10 Reasons Why Your Customers Leave Your Website
If you’re getting the clicks and not the sales, it’s time to take an objective look at what might be driving your customers to your competitors.
– Cultivate Communications
It's the eternal question—what makes a website sticky? Ok, maybe not exactly eternal, but certainly foremost on the minds of business owners who need smart marketing. When you evaluate your site analytics, can you pinpoint how, why and when people stay…or leave? Lofty promises might earn you the click, but are you losing the sale with bad design or bad delivery?
People leave websites for a lot of reasons. If you're getting the clicks and not the sales, it's time to take an objective look at what might be driving your customers to your competitors.

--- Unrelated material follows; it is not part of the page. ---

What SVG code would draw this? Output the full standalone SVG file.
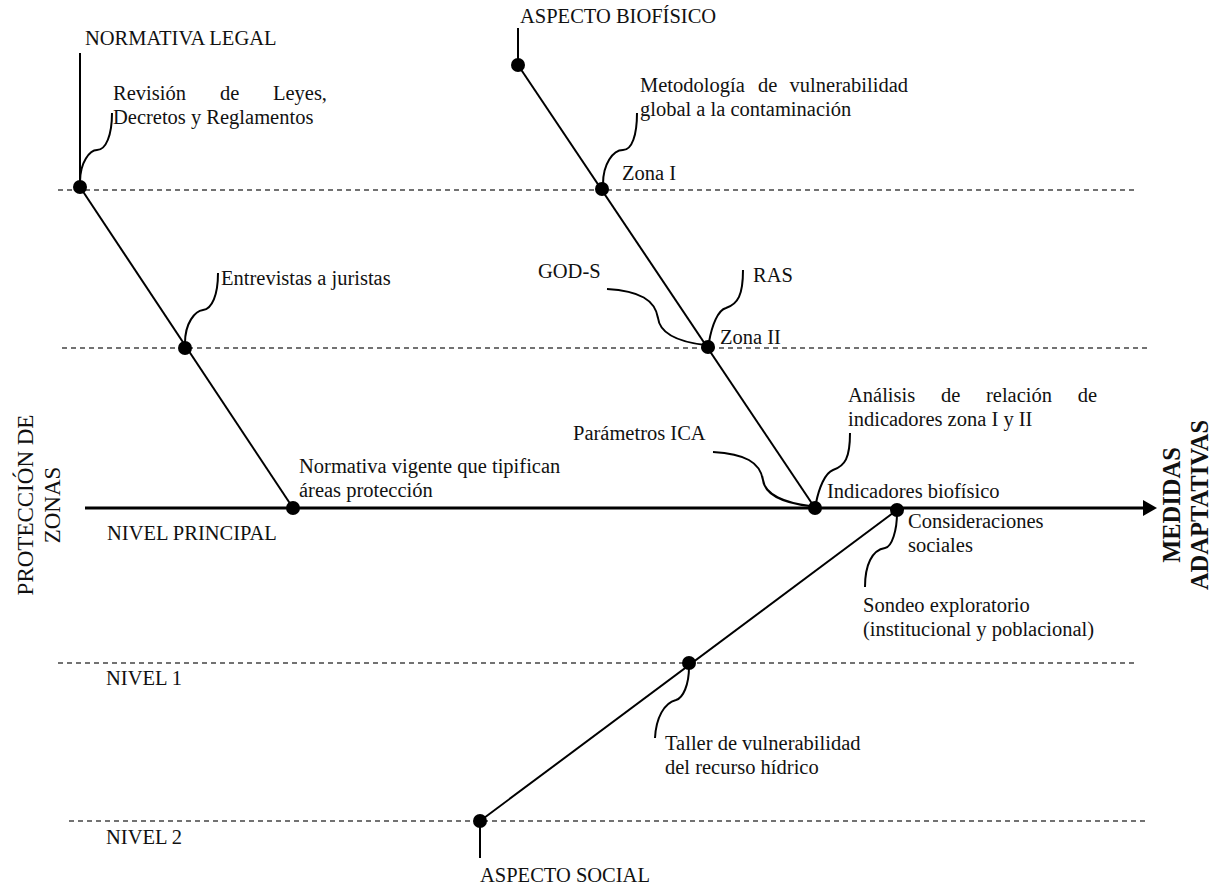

1. The sound and the fury.
Anything that plays automatically is going to turn off some customers for a number of reasons. Websites that play music or video on pageload are annoying, slow and often buggy. Worse, dedicated shoppers with a dozen browser windows open at once may suffer a complete browser meltdown. That's where the fury comes in. Think they're coming back after you crash their browser and force a reboot? Not likely.
2. Your website is a slow starter.
Keep your content light and easy to load with low-resolution graphics sized to fit your space and a minimum of scripts. If load time goes over 5 seconds, you're likely to lose your potential sale. In today’s high-speed world, a slow loading site just ain’t going to fly.
3. You're forcing people to sign up.
Recently, a ton of retail sites decided it would be a good idea to require customers to create a profile and login before they can even browse. Forcing people to give out personal information before ever seeing the product? Fail! If you're seeing visitors walk away from your login page, you might want to reconsider this approach. Get them to create accounts after they’re already interested...not before. Offer something in exchange for their details, like special discounts, unadvertised sales, or a useful downloadable freebie.
4. You threaten to hijack Facebook.
Another downright disturbing trend: Apps that ask a potential customer to sign up using their Facebook or Twitter account. Once logged in, the apps nabs permission to post spammy ads all over your wall. While this may seem like a good way to spread your brand name fame, it's way more likely to increase your bounce rate and generate really bad press. Don't try this tactic. If you create great content and you make it easy to share your content, people will do so voluntarily.
5. Your content stinks.
The grammar police are in full uniform on the web…and they’re patrolling YOU. Every word on your website should be spelled correctly, every sentence should be grammatically correct, and every fact should be accurate and up-to-date.
Poorly written, irrelevant or outdated content makes your business look unprofessional and untrustworthy. Never slap up a bunch of content just for the sake of “having content.” You don’t need to “have content.” You need excellent content that appeals to your target market at each and every stage in the Growth Cycle Marketing process.
Download our FREE Growth Cycle Marketing eBook to learn all about how to hit up your potential and current customers with great content at every stage in the buy cycle!
6. You're not telling them enough.
Whether you sell products or services, the customer is going to want to know everything there is to know. Be sure you include an attractive description, technical specs, what it is or what you do, and anything else that makes the buying decision easier. To really drive the sale home, include customer reviews, testimonials, and case studies. Customer input and real-life experiences are incredibly important today.
7. Visitors can't find the good stuff.
Remember back in the 90s when navigation got artsy and websites substituted pictures for words? Navigating pages should not be a game of Clue. If you have artsy little graphics instead of words, people are going to bounce. Pertinent information, including company and contact information should be obvious and easy to find if you want customers to give you money.
8. You're not delivering on your promise.
False advertising is a surefire way to drive away potential customers. When you put out a teaser for a product or service, it's important to deliver on that promise. The ol’ bait and switch is bad for business.
9. Did you forget about mobile?
More people are using cellphones and tablets to shop and that's not going to change. If your site is not mobile friendly, you're losing business. Make it easy for mobile customers to browse and buy...and they will.
10. You aren't paying attention.
To really understand what's driving your traffic, you need to keep track of the traffic patterns and have a solid understanding of what visitors are doing at your site.
It's not enough to know how many people see your page; you need to know where they come from, how much time they spend on a page, and where they go next.
In-depth data analysis, or analytics, can give you a highly detailed picture of what's working and what's not, so you can do more of what's working and stop wasting time and money on what's not.
Improving your conversion rate is often a matter of understanding visitor behavior. If your products or services are attractive and customers are leaving your website, understanding why is half the battle. Once you've got a handle on what makes visitors bounce, you have a much better chance of making your website satisfyingly sticky.